I told Tim today that parenthood is addictive. Did you know that Tim and Kesh are having a baby?
Nell is beautifully pregnant too (and she sent Poet the most adorable gift last week)
Claire is in the waiting phase...her belly is big, her baby is ready
Little Saskia arrived not long ago - and her Muma birthed her just as she had dreamed

Babies.
Made from love.

Sunday, November 6, 2011

ebb/flow

Pirate Che on his unmade bed/turbulent sea attended his second party of the week which confirms that he's got a better social life than his parents.

Poet has just become a bit of a chatterbox. If she's not sucking on her hands, she's gesticulating wildly and squawking like the morning birds (at sunrise!). There's a rooster across the road too so clearly she's just joining in on the morning chorus.

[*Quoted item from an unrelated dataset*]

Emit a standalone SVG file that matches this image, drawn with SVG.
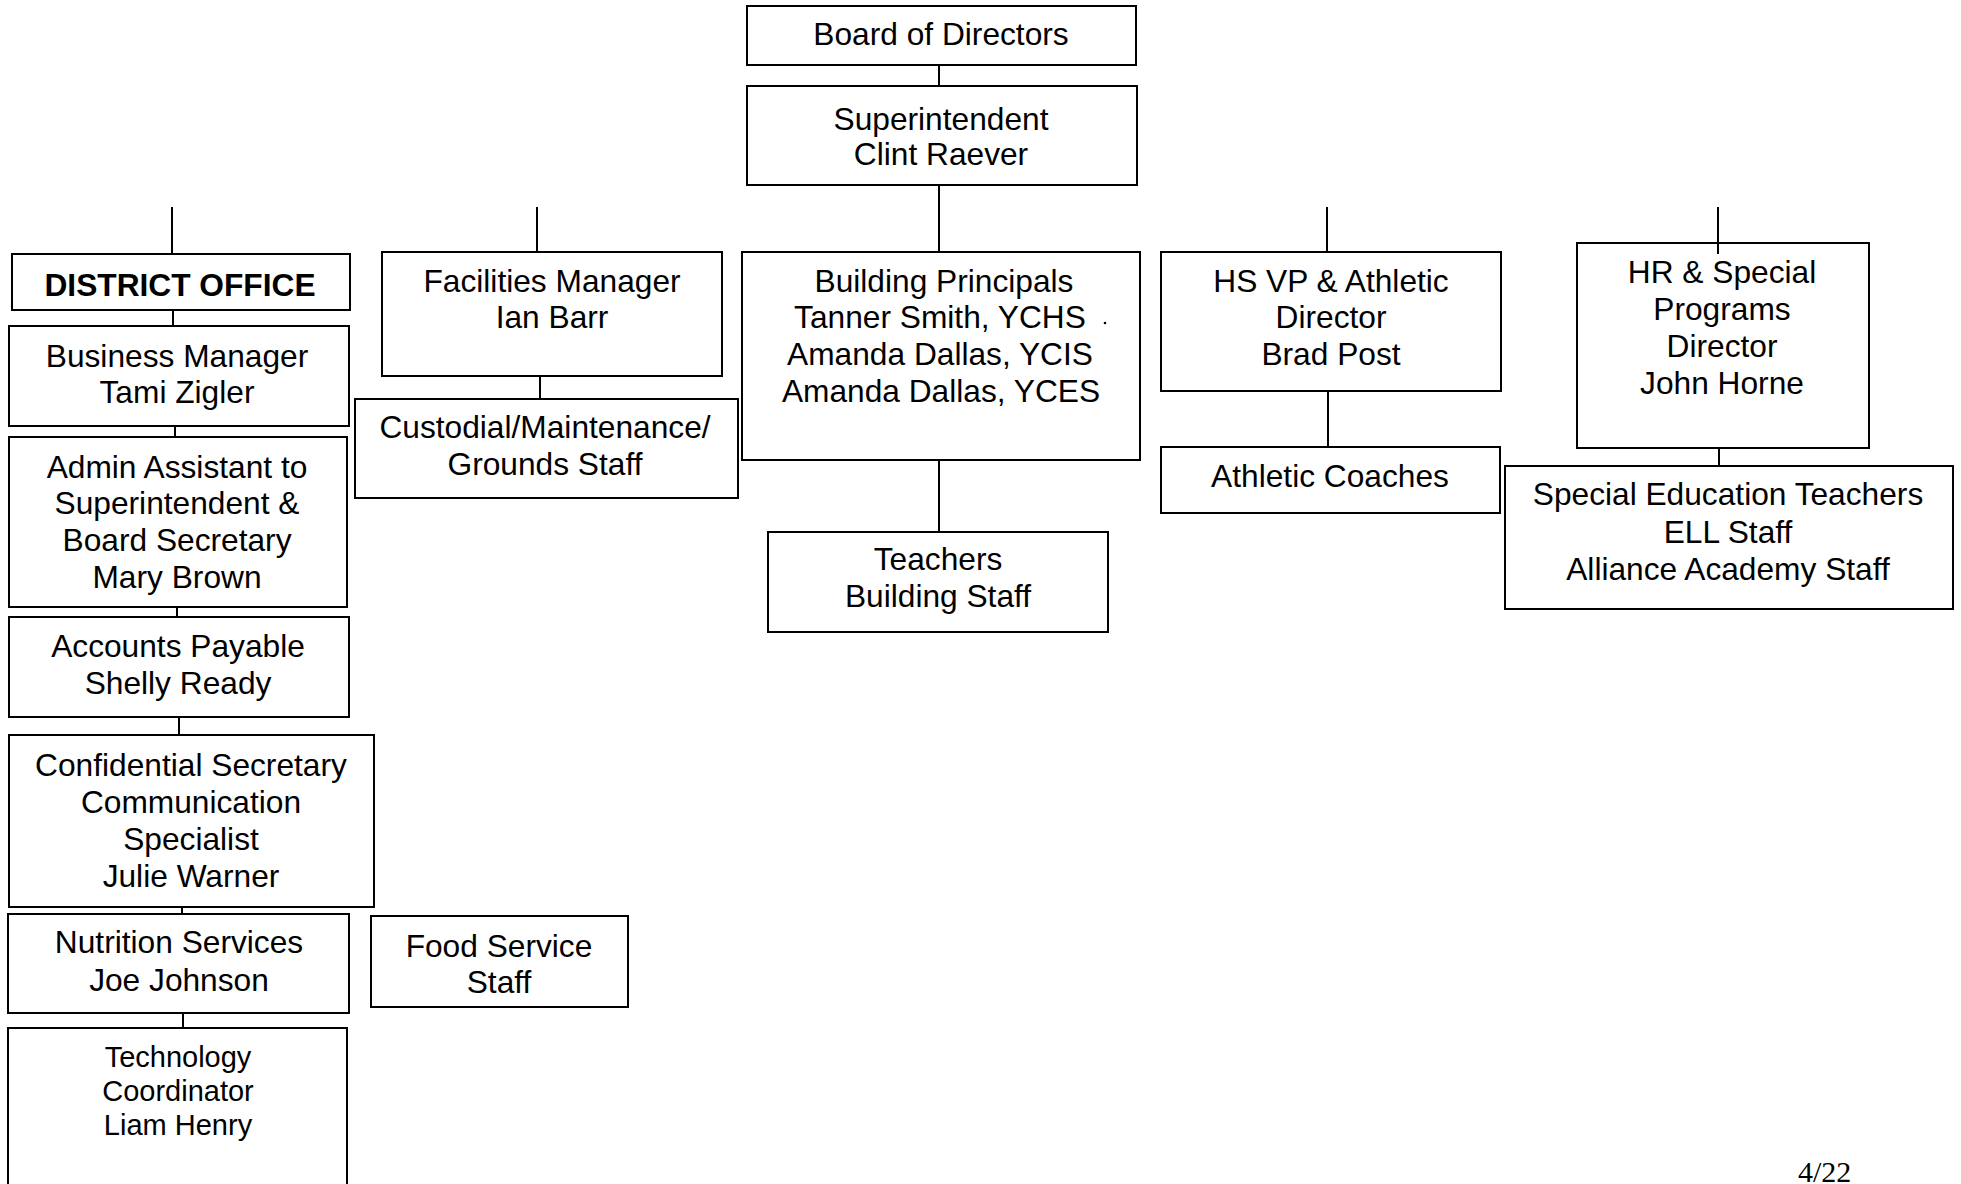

3.5 months is when everything shifts. It still amazes me, on this second round of motherhood, that the bond between mother and baby is so very strong. I'm still so connected to her. The cord was cut but we still flow with the same rhythm. And just this past week, as she has opened those big eyes a little wider, found her sing-song voice and discovered her own strength, I felt the last of those pregnancy hormones vanish - hence I was tired, headachy and generally a little blah. The ebb and the flow of it. I have managed to pick myself up - I'm eating with more awareness, drinking plenty of water, getting into bed early and slowing down just a bit.

I was feeling really good this morning. And then I dropped Che at Montessori. One of the dad's was walking towards me, he knows our family, met Poet only last week, and he pointed at (and touched!) my post-baby belly and exclaimed: "Oh, you've got another one on the way!"

Did anyone say BIGGEST FAUX PAS EVER!

I just keep telling myself what I tell every single one of my pre-natal students: "It takes you a year to conceive, grow and birth your baby. It will take a year for your body to return to (a semblance of) its former self."

My mantra for the day - perhaps for the week.

Tuesday, November 1, 2011

in the early evening

...she wriggles her toes in the sunshine while I swoon over her milky white chubby thighs. My beautiful bonny baby.